REQUIRED WORK ▸
Copy from the first line below down to and including the line with "return (PB - p) / PH". Skip the pictures.

PROVIDED DATA ▸
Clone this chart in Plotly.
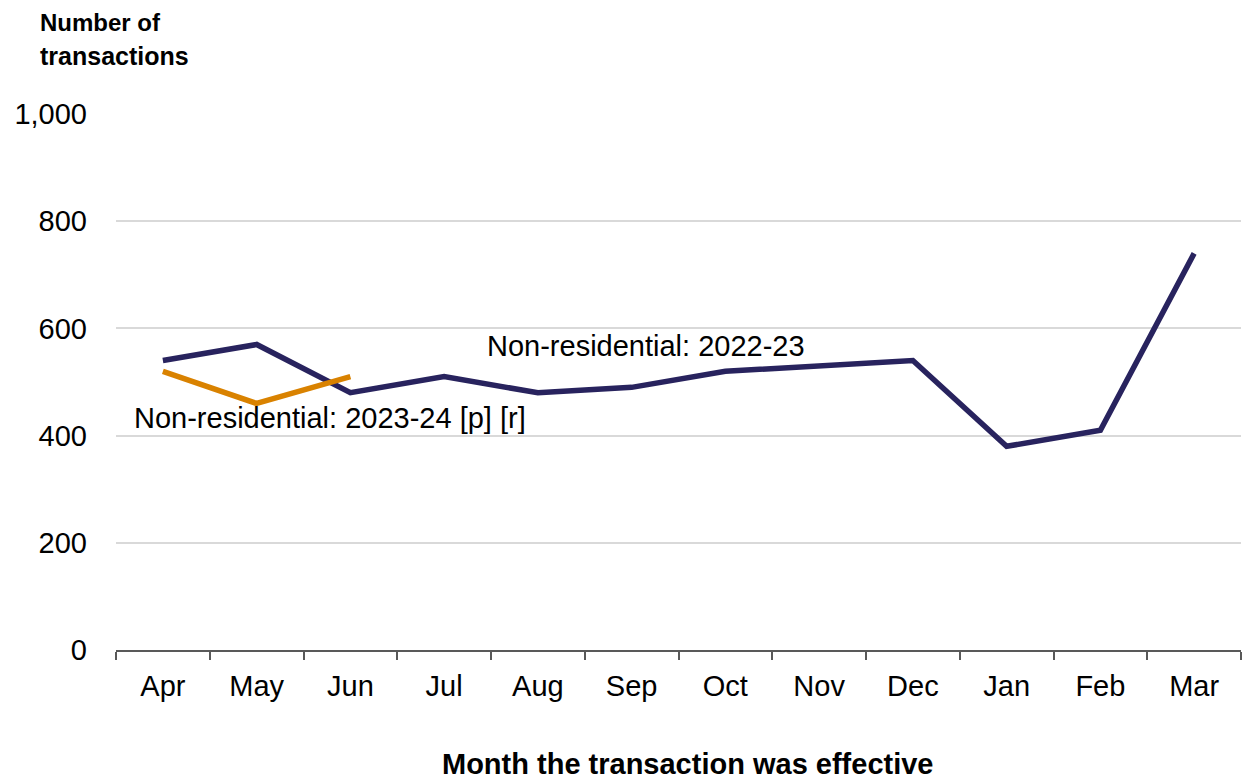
import plotly.graph_objects as go

months = ["Apr", "May", "Jun", "Jul", "Aug", "Sep", "Oct", "Nov", "Dec", "Jan", "Feb", "Mar"]
nonres_2022_23 = [540, 570, 480, 510, 480, 490, 520, 530, 540, 380, 410, 740]
nonres_2023_24 = [520, 460, 510]
y_ticks = [0, 200, 400, 600, 800, 1000]
y_tick_text = ["0", "200", "400", "600", "800", "1,000"]

font_family = "Liberation Sans, Arial, sans-serif"
dark = "#28235E"
orange = "#D98200"

# plot area geometry in pixels
PL, PR, PT, PB = 116, 1241, 114, 650
PW, PH = PR - PL, PB - PT

fig = go.Figure()
fig.add_trace(go.Scatter(
    x=months, y=nonres_2022_23, mode="lines",
    line=dict(color=dark, width=5.5), name="Non-residential: 2022-23",
    showlegend=False,
))
fig.add_trace(go.Scatter(
    x=months[:len(nonres_2023_24)], y=nonres_2023_24, mode="lines",
    line=dict(color=orange, width=5.5), name="Non-residential: 2023-24 [p] [r]",
    showlegend=False,
))

def px_x(p):
    return (p - PL) / PW

def px_y(p):
    return (PB - p) / PH

fig.update_layout(
    width=1242, height=782,
    margin=dict(l=PL, r=1242 - PR, t=PT, b=782 - PB),
    paper_bgcolor="white", plot_bgcolor="white",
    font=dict(family=font_family, size=29, color="#000000"),
    xaxis=dict(
        categoryorder="array", categoryarray=months,
        tickson="boundaries", ticks="outside", ticklen=8, tickwidth=2,
        tickcolor="#595959", showline=True, linecolor="#595959", linewidth=2,
        showgrid=False, ticklabelstandoff=9,
        range=[-0.5, 11.5],
    ),
    yaxis=dict(
        range=[0, 1000], tickvals=y_ticks, ticktext=y_tick_text,
        showgrid=True, gridcolor="#D9D9D9", gridwidth=2,
        zeroline=False, showline=False, ticks="", ticklabelstandoff=28,
    ),
    annotations=[
        dict(text="<b>Number of</b>", xref="paper", yref="paper",
             x=px_x(38), y=px_y(22), xanchor="left", yanchor="middle",
             showarrow=False, align="left", font=dict(size=24)),
        dict(text="<b>transactions</b>", xref="paper", yref="paper",
             x=px_x(38), y=px_y(56), xanchor="left", yanchor="middle",
             showarrow=False, align="left", font=dict(size=25)),
        dict(text="<b>Month the transaction was effective</b>", xref="paper", yref="paper",
             x=px_x(688), y=px_y(764), xanchor="center", yanchor="middle",
             showarrow=False, font=dict(size=29)),
        dict(text="Non-residential: 2022-23", xref="paper", yref="paper",
             x=px_x(485), y=px_y(346), xanchor="left", yanchor="middle",
             showarrow=False, font=dict(size=29)),
        dict(text="Non-residential: 2023-24 [p] [r]", xref="paper", yref="paper",
             x=px_x(132), y=px_y(418), xanchor="left", yanchor="middle",
             showarrow=False, font=dict(size=29)),
    ],
)

fig.write_html("out.html")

ANSWER TO THE PROBLEM ▸
Clone this chart in Plotly.
import plotly.graph_objects as go

months = ["Apr", "May", "Jun", "Jul", "Aug", "Sep", "Oct", "Nov", "Dec", "Jan", "Feb", "Mar"]
nonres_2022_23 = [540, 570, 480, 510, 480, 490, 520, 530, 540, 380, 410, 740]
nonres_2023_24 = [520, 460, 510]
y_ticks = [0, 200, 400, 600, 800, 1000]
y_tick_text = ["0", "200", "400", "600", "800", "1,000"]

font_family = "Liberation Sans, Arial, sans-serif"
dark = "#28235E"
orange = "#D98200"

# plot area geometry in pixels
PL, PR, PT, PB = 116, 1241, 114, 650
PW, PH = PR - PL, PB - PT

fig = go.Figure()
fig.add_trace(go.Scatter(
    x=months, y=nonres_2022_23, mode="lines",
    line=dict(color=dark, width=5.5), name="Non-residential: 2022-23",
    showlegend=False,
))
fig.add_trace(go.Scatter(
    x=months[:len(nonres_2023_24)], y=nonres_2023_24, mode="lines",
    line=dict(color=orange, width=5.5), name="Non-residential: 2023-24 [p] [r]",
    showlegend=False,
))

def px_x(p):
    return (p - PL) / PW

def px_y(p):
    return (PB - p) / PH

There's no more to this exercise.